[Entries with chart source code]
** START **
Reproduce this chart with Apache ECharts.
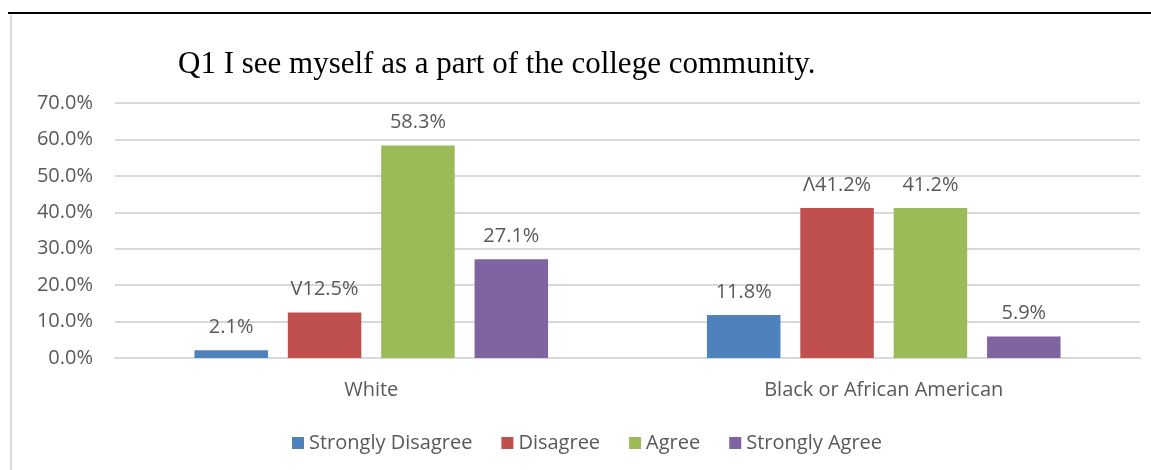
<!DOCTYPE html>
<html>
<head>
<meta charset="utf-8">
<script src="https://cdn.jsdelivr.net/npm/echarts@6/dist/echarts.min.js"></script>
<style>
  html, body { margin: 0; padding: 0; background: #fff; }
  #chart { width: 1151px; height: 470px; }
</style>
</head>
<body>
<div id="chart"></div>
<script>
var groups = ['White', 'Black or African American'];
var responses = ['Strongly Disagree', 'Disagree', 'Agree', 'Strongly Agree'];
var colors = ['#4f81bd', '#c0504d', '#9bbb59', '#8064a2'];
// percent values per response, one per group
var stronglyDisagree = [2.1, 11.8];
var disagree = [12.5, 41.2];
var agree = [58.3, 41.2];
var stronglyAgree = [27.1, 5.9];
// odd marks printed before the Disagree labels in the original
var disagreeMarks = ['V', '\u039b'];
var yTicks = [0, 10, 20, 30, 40, 50, 60, 70];

var chart = echarts.init(document.getElementById('chart'));

var seriesData = [stronglyDisagree, disagree, agree, stronglyAgree];
var series = seriesData.map(function (vals, i) {
    return {
        name: responses[i],
        type: 'bar',
        data: vals,
        barGap: '27%',
        barCategoryGap: '31%',
        itemStyle: { color: colors[i] },
        label: {
            show: true,
            position: 'top',
            distance: 13,
            color: '#595959',
            fontSize: 20,
            fontFamily: 'Open Sans',
            formatter: function (p) {
                var pre = (i === 1) ? disagreeMarks[p.dataIndex] : '';
                return pre + p.value.toFixed(1) + '%';
            }
        }
    };
});

var option = {
    backgroundColor: '#fff',
    animation: false,
    title: {
        text: 'Q1 I see myself as a part of the college community.',
        left: 173,
        top: 44,
        textStyle: {
            fontFamily: 'Liberation Serif',
            fontWeight: 'normal',
            fontSize: 31,
            color: '#000'
        }
    },
    legend: {
        data: responses,
        left: 287,
        top: 428,
        itemWidth: 12,
        itemHeight: 12,
        itemGap: 29,
        icon: 'rect',
        textStyle: { color: '#595959', fontSize: 20, fontFamily: 'Open Sans' }
    },
    grid: { left: 115, right: 11, top: 103, bottom: 112 },
    xAxis: {
        type: 'category',
        data: groups,
        axisTick: { show: false },
        axisLine: { lineStyle: { color: '#d9d9d9', width: 2 } },
        axisLabel: { color: '#595959', fontSize: 20, fontFamily: 'Open Sans', margin: 22 }
    },
    yAxis: {
        type: 'value',
        min: yTicks[0],
        max: yTicks[yTicks.length - 1],
        interval: 10,
        axisLine: { show: false },
        axisTick: { show: false },
        splitLine: { lineStyle: { color: '#d9d9d9', width: 2 } },
        axisLabel: {
            color: '#595959', fontSize: 20, fontFamily: 'Open Sans', margin: 22,
            formatter: function (v) { return v.toFixed(1) + '%'; }
        }
    },
    graphic: [
        { type: 'line', shape: { x1: 8, y1: 13, x2: 1151, y2: 13 }, style: { stroke: '#000', lineWidth: 2 } },
        { type: 'line', shape: { x1: 11, y1: 15, x2: 11, y2: 470 }, style: { stroke: '#d9d9d9', lineWidth: 2 } }
    ],
    series: series
};

chart.setOption(option);
</script>
</body>
</html>
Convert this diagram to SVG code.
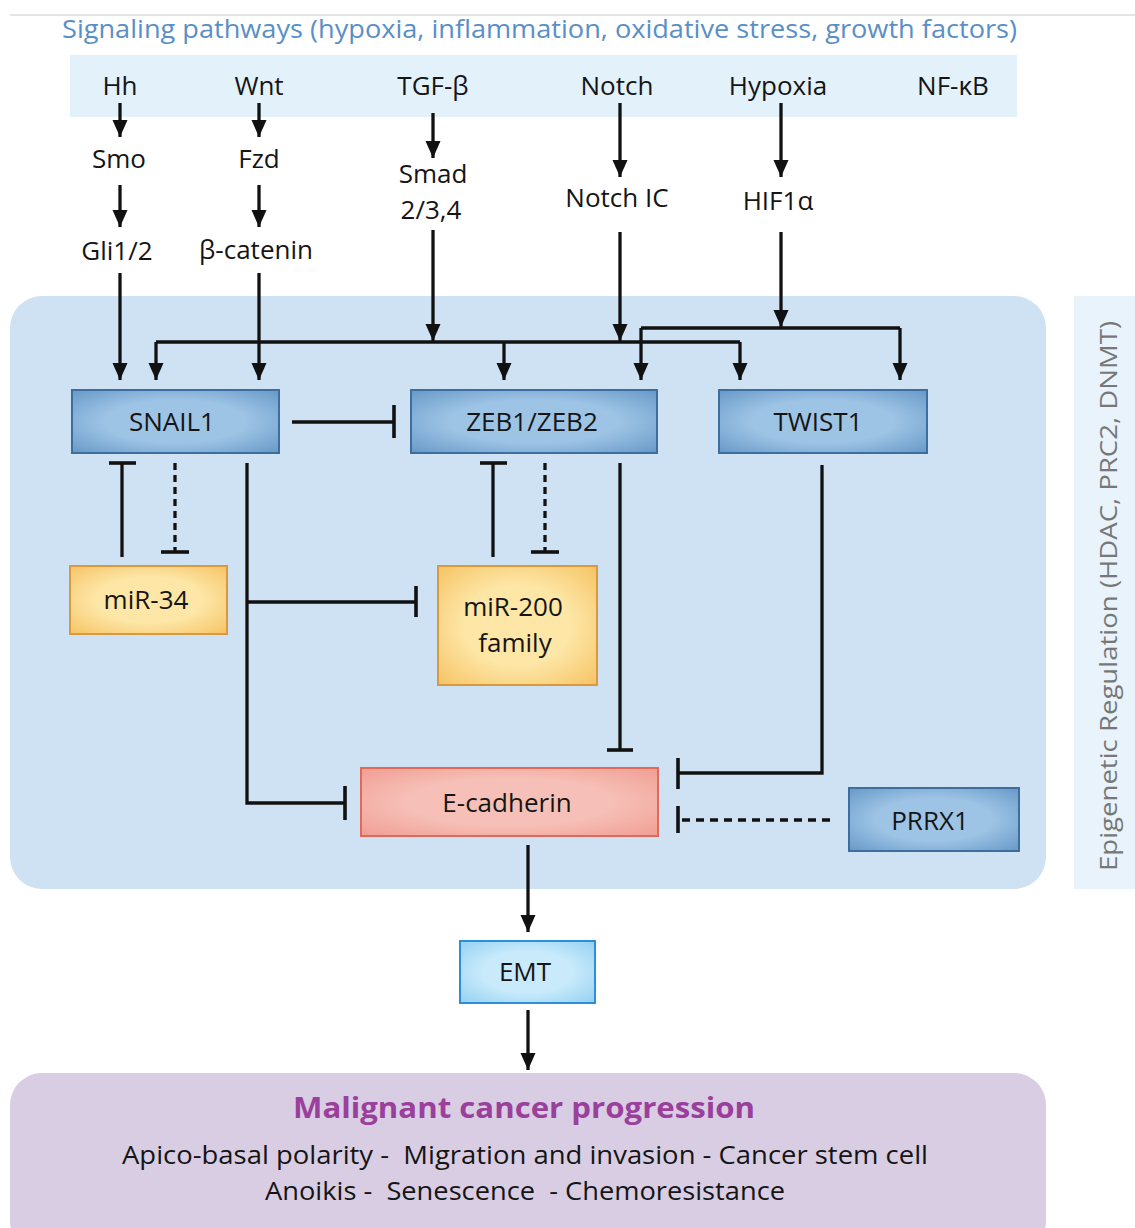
<svg xmlns="http://www.w3.org/2000/svg" width="1135" height="1228" viewBox="0 0 1135 1228">
<style>
.t{font-family:"Open Sans","Noto Sans","Liberation Sans",sans-serif;font-size:26px;fill:#151515;text-anchor:middle}
.c{stroke:#111;stroke-width:3.3;fill:none}
.d{stroke:#111;stroke-width:3.3;fill:none;stroke-dasharray:7 5}
.bar{stroke:#111;stroke-width:3.6}
.blue{fill:url(#gb);stroke:#3e6e9e;stroke-width:2}
.yel{fill:url(#gy);stroke:#d89a3c;stroke-width:2}
.pre{white-space:pre}
</style>
<defs>
<radialGradient id="gb" cx="50%" cy="50%" r="75%"><stop offset="0.45" stop-color="#9ec4e5"/><stop offset="1" stop-color="#5f93c4"/></radialGradient>
<radialGradient id="gy" cx="50%" cy="50%" r="75%"><stop offset="0.45" stop-color="#fde6a6"/><stop offset="1" stop-color="#f5bf5c"/></radialGradient>
<radialGradient id="gp" cx="50%" cy="50%" r="75%"><stop offset="0.45" stop-color="#f6c0b8"/><stop offset="1" stop-color="#f0998d"/></radialGradient>
<radialGradient id="ge" cx="50%" cy="50%" r="75%"><stop offset="0.45" stop-color="#c8eafb"/><stop offset="1" stop-color="#8ccdf1"/></radialGradient>
<marker id="ar" markerUnits="userSpaceOnUse" markerWidth="18" markerHeight="18" viewBox="0 -9 18 18" refX="17" refY="0" orient="auto"><path d="M0,-7.5 L17,0 L0,7.5 z" fill="#111"/></marker>
</defs>
<rect width="1135" height="1228" fill="#fff"/>
<line x1="10" y1="15" x2="1135" y2="15" stroke="#dcdcdc" stroke-width="1.5"/>
<g id="signaling-header">
<text x="62" y="38" style="font-family:'Open Sans','Noto Sans',sans-serif;font-size:26px;fill:#5a8fc6" textLength="955" lengthAdjust="spacingAndGlyphs">Signaling pathways (hypoxia, inflammation, oxidative stress, growth factors)</text>
<rect x="70" y="55" width="947" height="62" fill="#e3f1fa"/>
</g>
<rect id="core-region" x="10" y="296" width="1036" height="593" rx="32" fill="#cfe2f3"/>
<g id="epigenetic">
<rect x="1074" y="296" width="61" height="593" fill="#e8f3fb"/>
<text transform="translate(1117,596) rotate(-90)" style="font-family:'Open Sans','Noto Sans',sans-serif;font-size:24px;fill:#777;text-anchor:middle" textLength="550" lengthAdjust="spacingAndGlyphs">Epigenetic Regulation (HDAC, PRC2, DNMT)</text>
</g>
<rect id="malignant-region" x="10" y="1073" width="1036" height="180" rx="32" fill="#d8cde3"/>
<g id="Hh"><text class="t" x="120" y="95">Hh</text></g>
<g id="Wnt"><text class="t" x="259" y="95">Wnt</text></g>
<g id="TGF"><text class="t" x="433" y="95">TGF-β</text></g>
<g id="Notch"><text class="t" x="617" y="95">Notch</text></g>
<g id="Hypoxia"><text class="t" x="778" y="95">Hypoxia</text></g>
<g id="NFkB"><text class="t" x="953" y="95">NF-κB</text></g>
<g id="Smo"><text class="t" x="119" y="168">Smo</text></g>
<g id="Fzd"><text class="t" x="259" y="168">Fzd</text></g>
<g id="Gli"><text class="t" x="117" y="260">Gli1/2</text></g>
<g id="bcatenin"><text class="t" x="256" y="259">β-catenin</text></g>
<g id="Smad"><text class="t" x="433" y="183">Smad</text><text class="t" x="431" y="219">2/3,4</text></g>
<g id="NotchIC"><text class="t" x="617" y="207">Notch IC</text></g>
<g id="HIF1a"><text class="t" x="778" y="210">HIF1α</text></g>
<g id="SNAIL1"><rect class="blue" x="72" y="390" width="207" height="63"/><text class="t" x="172" y="431">SNAIL1</text></g>
<g id="ZEB"><rect class="blue" x="411" y="390" width="246" height="63"/><text class="t" x="532" y="431">ZEB1/ZEB2</text></g>
<g id="TWIST1"><rect class="blue" x="719" y="390" width="208" height="63"/><text class="t" x="818" y="431">TWIST1</text></g>
<g id="miR34"><rect class="yel" x="70" y="566" width="157" height="68"/><text class="t" x="146" y="609">miR-34</text></g>
<g id="miR200"><rect class="yel" x="438" y="566" width="159" height="119"/><text class="t" x="513" y="616">miR-200</text><text class="t" x="515" y="652">family</text></g>
<g id="Ecadherin"><rect x="361" y="768" width="297" height="68" fill="url(#gp)" stroke="#e06a5a" stroke-width="2"/><text class="t" x="507" y="812">E-cadherin</text></g>
<g id="PRRX1"><rect class="blue" x="849" y="788" width="170" height="63"/><text class="t" x="930" y="830">PRRX1</text></g>
<g id="EMT"><rect x="460" y="941" width="135" height="62" fill="url(#ge)" stroke="#2f8fd6" stroke-width="2"/><text class="t" x="525" y="981">EMT</text></g>
<g id="malignant">
<text x="524" y="1118" style="font-family:'Open Sans','Noto Sans',sans-serif;font-size:28px;font-weight:bold;fill:#9b3f9c;text-anchor:middle" textLength="462" lengthAdjust="spacingAndGlyphs">Malignant cancer progression</text>
<text class="t pre" x="525" y="1164" style="font-size:26px" textLength="806" lengthAdjust="spacingAndGlyphs">Apico-basal polarity -  Migration and invasion - Cancer stem cell</text>
<text class="t pre" x="525" y="1200" style="font-size:26px" textLength="520" lengthAdjust="spacingAndGlyphs">Anoikis -  Senescence  - Chemoresistance</text>
</g>
<g id="connectors">
<line class="c" x1="120" y1="103" x2="120" y2="137" marker-end="url(#ar)"/>
<line class="c" x1="120" y1="185" x2="120" y2="227" marker-end="url(#ar)"/>
<line class="c" x1="120" y1="273" x2="120" y2="380" marker-end="url(#ar)"/>
<line class="c" x1="259" y1="103" x2="259" y2="137" marker-end="url(#ar)"/>
<line class="c" x1="259" y1="185" x2="259" y2="227" marker-end="url(#ar)"/>
<line class="c" x1="259" y1="273" x2="259" y2="380" marker-end="url(#ar)"/>
<line class="c" x1="433" y1="113" x2="433" y2="158" marker-end="url(#ar)"/>
<line class="c" x1="433" y1="230" x2="433" y2="341" marker-end="url(#ar)"/>
<line class="c" x1="620" y1="103" x2="620" y2="177" marker-end="url(#ar)"/>
<line class="c" x1="620" y1="232" x2="620" y2="341" marker-end="url(#ar)"/>
<line class="c" x1="781" y1="103" x2="781" y2="177" marker-end="url(#ar)"/>
<line class="c" x1="781" y1="232" x2="781" y2="327" marker-end="url(#ar)"/>
<path class="c" d="M156,342 H740"/>
<line class="c" x1="156" y1="342" x2="156" y2="380" marker-end="url(#ar)"/>
<line class="c" x1="504" y1="342" x2="504" y2="380" marker-end="url(#ar)"/>
<line class="c" x1="740" y1="342" x2="740" y2="380" marker-end="url(#ar)"/>
<path class="c" d="M641,328 H900"/>
<line class="c" x1="641" y1="328" x2="641" y2="380" marker-end="url(#ar)"/>
<line class="c" x1="900" y1="328" x2="900" y2="380" marker-end="url(#ar)"/>
<line class="c" x1="292" y1="422" x2="394" y2="422"/><line class="bar" x1="394" y1="405" x2="394" y2="438"/>
<line class="c" x1="122" y1="557" x2="122" y2="463"/><line class="bar" x1="109" y1="463" x2="136" y2="463"/>
<line class="d" x1="175" y1="463" x2="175" y2="552"/><line class="bar" x1="161" y1="552" x2="189" y2="552"/>
<line class="c" x1="493" y1="557" x2="493" y2="463"/><line class="bar" x1="480" y1="463" x2="507" y2="463"/>
<line class="d" x1="545" y1="463" x2="545" y2="552"/><line class="bar" x1="531" y1="552" x2="559" y2="552"/>
<path class="c" d="M247,463 V803 H345"/><line class="bar" x1="345" y1="786" x2="345" y2="820"/>
<line class="c" x1="247" y1="602" x2="416" y2="602"/><line class="bar" x1="416" y1="586" x2="416" y2="617"/>
<line class="c" x1="620" y1="463" x2="620" y2="750"/><line class="bar" x1="607" y1="750" x2="633" y2="750"/>
<path class="c" d="M822,465 V773 H678"/><line class="bar" x1="678" y1="758" x2="678" y2="789"/>
<line class="d" x1="830" y1="820" x2="678" y2="820" style="stroke-dasharray:8 6"/><line class="bar" x1="678" y1="806" x2="678" y2="833"/>
<line class="c" x1="528" y1="845" x2="528" y2="932" marker-end="url(#ar)"/>
<line class="c" x1="528" y1="1010" x2="528" y2="1070" marker-end="url(#ar)"/>
</g>
</svg>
** END **
- _WHAT YOU WILL DO_: Wherever the word "this" occurs in a line of the listing, copy that line.

- _EXERCISE OUTPUT_:
Reproduce this chart with Apache ECharts.
Convert this diagram to SVG code.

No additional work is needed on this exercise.